#### Data shown
----------

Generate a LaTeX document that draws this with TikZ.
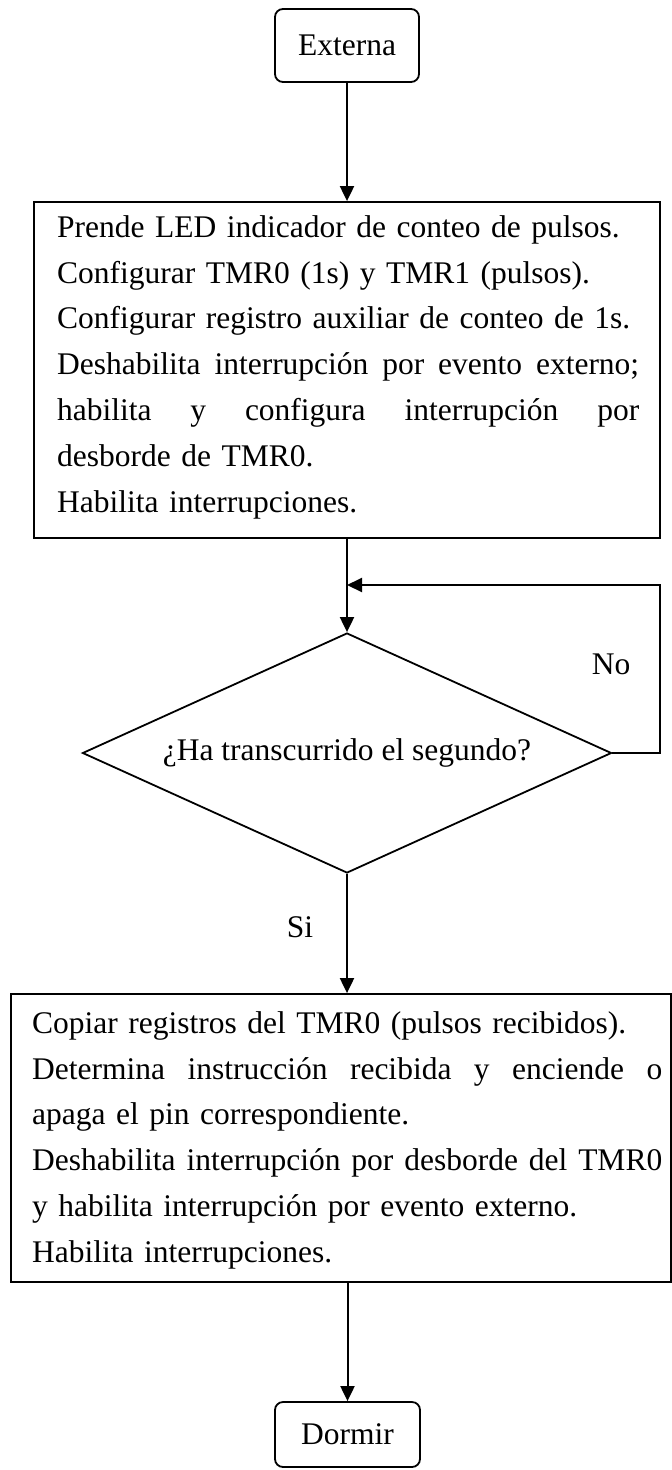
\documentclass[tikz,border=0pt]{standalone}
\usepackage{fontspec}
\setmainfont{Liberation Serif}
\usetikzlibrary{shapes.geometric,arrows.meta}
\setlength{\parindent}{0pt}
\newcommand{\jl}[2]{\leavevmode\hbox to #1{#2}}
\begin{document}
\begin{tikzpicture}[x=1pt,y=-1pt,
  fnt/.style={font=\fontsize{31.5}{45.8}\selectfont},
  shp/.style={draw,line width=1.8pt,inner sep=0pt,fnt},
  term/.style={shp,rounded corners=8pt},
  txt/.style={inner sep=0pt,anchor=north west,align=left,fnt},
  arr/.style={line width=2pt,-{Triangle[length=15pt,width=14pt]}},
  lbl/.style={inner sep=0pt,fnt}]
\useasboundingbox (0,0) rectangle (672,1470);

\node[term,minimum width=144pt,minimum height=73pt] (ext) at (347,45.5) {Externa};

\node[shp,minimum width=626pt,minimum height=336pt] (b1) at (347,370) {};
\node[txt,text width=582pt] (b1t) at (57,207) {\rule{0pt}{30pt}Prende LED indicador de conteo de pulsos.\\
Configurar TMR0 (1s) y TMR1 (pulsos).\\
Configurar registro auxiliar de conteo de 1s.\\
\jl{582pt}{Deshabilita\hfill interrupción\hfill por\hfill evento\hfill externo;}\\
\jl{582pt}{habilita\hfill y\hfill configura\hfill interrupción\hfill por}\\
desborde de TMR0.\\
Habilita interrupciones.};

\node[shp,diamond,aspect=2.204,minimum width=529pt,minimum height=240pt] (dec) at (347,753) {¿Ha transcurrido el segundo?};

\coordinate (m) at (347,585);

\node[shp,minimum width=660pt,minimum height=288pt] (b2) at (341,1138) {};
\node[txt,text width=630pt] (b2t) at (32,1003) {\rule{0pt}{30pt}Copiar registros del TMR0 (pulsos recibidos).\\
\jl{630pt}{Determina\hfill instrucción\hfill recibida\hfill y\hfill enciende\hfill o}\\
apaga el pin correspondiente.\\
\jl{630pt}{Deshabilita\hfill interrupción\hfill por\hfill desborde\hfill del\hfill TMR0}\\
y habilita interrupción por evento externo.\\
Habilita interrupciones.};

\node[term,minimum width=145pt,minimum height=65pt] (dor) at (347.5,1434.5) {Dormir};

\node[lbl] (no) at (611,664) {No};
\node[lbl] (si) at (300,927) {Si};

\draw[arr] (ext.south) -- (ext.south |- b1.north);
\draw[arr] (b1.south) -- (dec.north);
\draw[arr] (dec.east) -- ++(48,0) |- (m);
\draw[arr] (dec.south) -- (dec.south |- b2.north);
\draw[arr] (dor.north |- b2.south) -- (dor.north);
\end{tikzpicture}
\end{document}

----------

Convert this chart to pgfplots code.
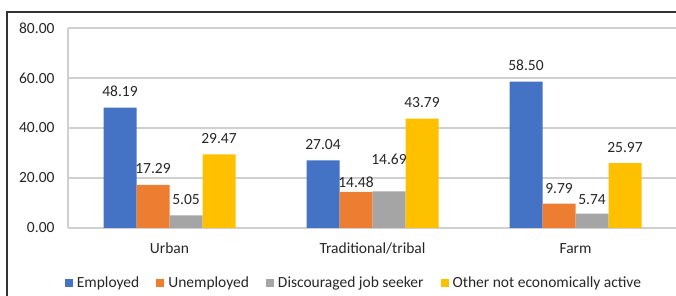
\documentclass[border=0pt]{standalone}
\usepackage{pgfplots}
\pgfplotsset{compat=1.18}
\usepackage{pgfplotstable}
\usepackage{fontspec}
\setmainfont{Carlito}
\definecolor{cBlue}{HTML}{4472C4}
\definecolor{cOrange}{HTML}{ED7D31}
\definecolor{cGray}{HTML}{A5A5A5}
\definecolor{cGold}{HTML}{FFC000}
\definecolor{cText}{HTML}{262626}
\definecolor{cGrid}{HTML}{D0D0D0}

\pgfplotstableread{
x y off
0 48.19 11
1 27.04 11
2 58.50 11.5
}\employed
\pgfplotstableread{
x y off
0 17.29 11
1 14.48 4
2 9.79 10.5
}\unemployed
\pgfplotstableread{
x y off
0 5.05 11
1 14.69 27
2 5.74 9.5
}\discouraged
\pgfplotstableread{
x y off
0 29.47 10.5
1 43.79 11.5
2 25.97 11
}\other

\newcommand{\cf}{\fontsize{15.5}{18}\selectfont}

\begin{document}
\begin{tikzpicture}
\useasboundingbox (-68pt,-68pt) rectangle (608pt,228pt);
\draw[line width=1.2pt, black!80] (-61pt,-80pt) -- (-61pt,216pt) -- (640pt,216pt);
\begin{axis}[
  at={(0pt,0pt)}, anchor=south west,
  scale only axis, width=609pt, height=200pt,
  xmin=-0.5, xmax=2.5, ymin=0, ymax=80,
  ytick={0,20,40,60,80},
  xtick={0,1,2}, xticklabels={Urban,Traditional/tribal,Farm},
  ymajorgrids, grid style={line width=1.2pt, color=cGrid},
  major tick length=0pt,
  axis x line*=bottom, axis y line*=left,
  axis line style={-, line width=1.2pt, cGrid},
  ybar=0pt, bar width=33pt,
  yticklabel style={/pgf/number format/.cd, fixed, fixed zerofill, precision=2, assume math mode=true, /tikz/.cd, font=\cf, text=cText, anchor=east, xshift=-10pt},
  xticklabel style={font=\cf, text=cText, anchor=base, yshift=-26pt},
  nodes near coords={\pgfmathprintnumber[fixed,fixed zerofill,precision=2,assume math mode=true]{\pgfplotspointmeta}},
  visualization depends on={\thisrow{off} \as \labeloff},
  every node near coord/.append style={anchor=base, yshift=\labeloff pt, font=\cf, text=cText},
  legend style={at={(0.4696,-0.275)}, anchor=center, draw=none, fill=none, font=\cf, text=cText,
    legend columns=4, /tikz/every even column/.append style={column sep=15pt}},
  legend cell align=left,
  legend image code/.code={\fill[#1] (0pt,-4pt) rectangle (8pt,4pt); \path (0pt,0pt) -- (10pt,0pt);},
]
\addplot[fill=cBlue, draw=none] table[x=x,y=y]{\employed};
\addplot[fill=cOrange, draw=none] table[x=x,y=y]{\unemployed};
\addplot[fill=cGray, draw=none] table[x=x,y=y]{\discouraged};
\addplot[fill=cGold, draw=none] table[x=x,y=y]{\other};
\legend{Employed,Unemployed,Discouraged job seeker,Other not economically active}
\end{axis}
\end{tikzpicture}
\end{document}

----------

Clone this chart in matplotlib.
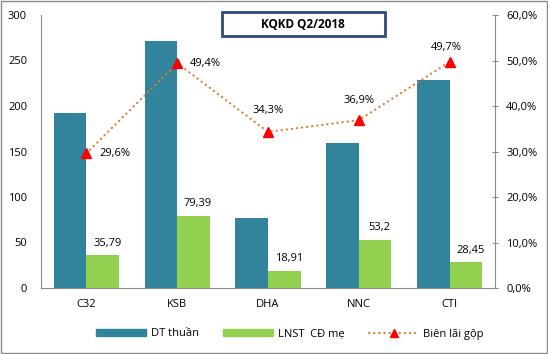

----------

#### What this task involves
Pictures are not part of the copy. Reproduce the lines from the one containing "Generate a LaTeX" through the one containing "(0,0) rectangle (672,1470);", exactly and nothing more.

#### Complete output
Generate a LaTeX document that draws this with TikZ.
\documentclass[tikz,border=0pt]{standalone}
\usepackage{fontspec}
\setmainfont{Liberation Serif}
\usetikzlibrary{shapes.geometric,arrows.meta}
\setlength{\parindent}{0pt}
\newcommand{\jl}[2]{\leavevmode\hbox to #1{#2}}
\begin{document}
\begin{tikzpicture}[x=1pt,y=-1pt,
  fnt/.style={font=\fontsize{31.5}{45.8}\selectfont},
  shp/.style={draw,line width=1.8pt,inner sep=0pt,fnt},
  term/.style={shp,rounded corners=8pt},
  txt/.style={inner sep=0pt,anchor=north west,align=left,fnt},
  arr/.style={line width=2pt,-{Triangle[length=15pt,width=14pt]}},
  lbl/.style={inner sep=0pt,fnt}]
\useasboundingbox (0,0) rectangle (672,1470);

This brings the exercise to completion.